Can be said about half the content in this game, unfortunately.

Hmm?

Almost all of the content is much better thought out and more tightly designed than it's predecessors.

Encounters with multiple enemies usually give the player some sort of environmental advantage to press against the foes be it chokepoints, powder kegs, traps, or cover. And many multi-enemy encounters have a lot of inter-enemy synergy going on that justifies multiple foes.

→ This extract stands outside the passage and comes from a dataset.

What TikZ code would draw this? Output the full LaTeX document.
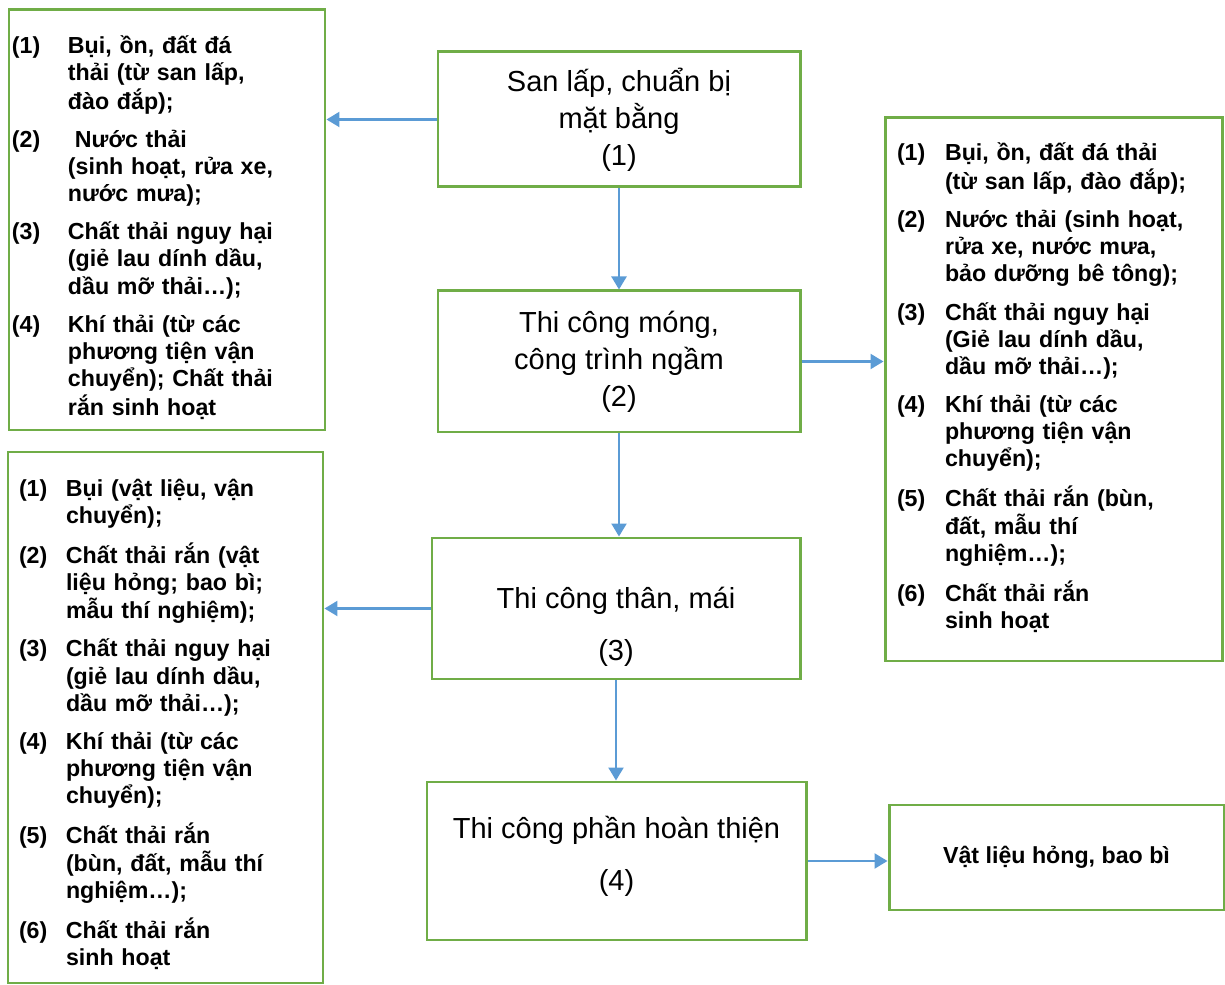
\documentclass[tikz,border=0pt]{standalone}
\usepackage{fontspec}
\setmainfont{Liberation Sans}
\usepackage{tikz}
\usetikzlibrary{positioning,arrows.meta}
\usepackage{xcolor}
\definecolor{boxgreen}{HTML}{70AD47}
\definecolor{flowblue}{HTML}{5B9BD5}

\begin{document}
\begin{tikzpicture}[>={Triangle[length=2.6mm,width=3mm]},
  stage/.style={draw=boxgreen,line width=1.7pt,align=center,inner sep=0pt,font=\fontsize{16.5}{21}\selectfont},
  waste/.style={draw=boxgreen,line width=1.7pt,align=left,inner ysep=0pt,font=\fontsize{13.2}{15.4}\selectfont\bfseries},
  flow/.style={->,draw=flowblue,line width=1.3pt}]
\useasboundingbox (0,0) rectangle (24.5,-19.7);
\node[stage,minimum width=7.24cm,minimum height=2.7cm] (san) at (12.38,-2.39) {San lấp, chuẩn bị\\mặt bằng\\(1)};
\node[stage,minimum width=7.24cm,minimum height=2.82cm] (mong) at (12.38,-7.23) {Thi công móng,\\công trình ngầm\\(2)};
\node[stage,minimum width=7.36cm,minimum height=2.82cm] (than) at (12.32,-12.17) {\rule{0pt}{33pt}Thi công thân, mái\\[8.6pt](3)};
\node[stage,minimum width=7.58cm,minimum height=3.16cm] (hoanthien) at (12.33,-17.22) {Thi công phần hoàn thiện\\[8.6pt](4)\rule[-9.2pt]{0pt}{1pt}};
\node[waste,inner xsep=0.06cm,text width=6.2cm,minimum height=8.4cm] (wasteA) at (3.34,-4.4) {\begin{tabular}{@{}p{1.12cm}@{}l@{}}
\rule{0pt}{21pt}(1) & Bụi, ồn, đất đá\\ & thải (từ san lấp,\\ & đào đắp);\\[6.3pt]
(2) & \hspace{0.14cm}Nước thải\\ & (sinh hoạt, rửa xe,\\ & nước mưa);\\[6.3pt]
(3) & Chất thải nguy hại\\ & (giẻ lau dính dầu,\\ & dầu mỡ thải…);\\[6.3pt]
(4) & Khí thải (từ các\\ & phương tiện vận\\ & chuyển); Chất thải\\ & rắn sinh hoạt
\end{tabular}};
\node[waste,inner xsep=0.22cm,text width=5.86cm,minimum height=10.62cm] (wasteC) at (3.31,-14.35) {\begin{tabular}{@{}p{0.94cm}@{}l@{}}
\rule{0pt}{20pt}(1) & Bụi (vật liệu, vận\\ & chuyển);\\[6.3pt]
(2) & Chất thải rắn (vật\\ & liệu hỏng; bao bì;\\ & mẫu thí nghiệm);\\[6.3pt]
(3) & Chất thải nguy hại\\ & (giẻ lau dính dầu,\\ & dầu mỡ thải…);\\[6.3pt]
(4) & Khí thải (từ các\\ & phương tiện vận\\ & chuyển);\\[6.3pt]
(5) & Chất thải rắn\\ & (bùn, đất, mẫu thí\\ & nghiệm…);\\[6.3pt]
(6) & Chất thải rắn\\ & sinh hoạt
\end{tabular}};
\node[waste,inner xsep=0.24cm,text width=6.26cm,minimum height=10.86cm] (wasteB) at (21.07,-7.79) {\begin{tabular}{@{}p{0.96cm}@{}l@{}}
(1) & Bụi, ồn, đất đá thải\\ & (từ san lấp, đào đắp);\\[6.3pt]
(2) & Nước thải (sinh hoạt,\\ & rửa xe, nước mưa,\\ & bảo dưỡng bê tông);\\[6.3pt]
(3) & Chất thải nguy hại\\ & (Giẻ lau dính dầu,\\ & dầu mỡ thải…);\\[6.3pt]
(4) & Khí thải (từ các\\ & phương tiện vận\\ & chuyển);\\[6.3pt]
(5) & Chất thải rắn (bùn,\\ & đất, mẫu thí\\ & nghiệm…);\\[6.3pt]
(6) & Chất thải rắn\\ & sinh hoạt
\end{tabular}};
\node[draw=boxgreen,line width=1.7pt,inner sep=0pt,minimum width=6.7cm,minimum height=2.1cm,font=\fontsize{13.2}{15.4}\selectfont\bfseries] (wasteD) at (21.13,-17.15) {Vật liệu hỏng, bao bì};
\draw[flow] (san.west) -- (san.west -| wasteA.east);
\draw[flow] (san.south) -- (mong.north);
\draw[flow] (mong.east) -- (mong.east -| wasteB.west);
\draw[flow] (mong.south) -- (mong.south |- than.north);
\draw[flow] (than.west) -- (than.west -| wasteC.east);
\draw[flow] (than.south) -- (than.south |- hoanthien.north);
\draw[flow] (hoanthien.east) -- (hoanthien.east -| wasteD.west);
\end{tikzpicture}
\end{document}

The whole meme of "DkS2 just threw enemies at the player" is dumb, especially when DkS1 had extremely lazy enemy placement of the sort where 3+ dudes would just be hanging around in an area, waiting for the player to pull them one-by-one, in numerous areas (that's basically the entire methodology of encounter design in Anor Londo, Demon Ruins, as well as the latter parts of Blighttown and Darkroot).

Weapons, armor, and spells are all much better done too, with more interesting effects and meaningful differentiations. Stuff like Santier's Spear, self-buffing weapons, and weapons with viable "special" attacks are a welcome change from DkS1 blandness where many weapons had movesets unthinkingly copied from DeS, like clubs whose R2 was a jumping attack, the same exact attack made standard across all weapon is DkS1 via Forward+R2 inputs. Overlooking redundancies like this is lazy design.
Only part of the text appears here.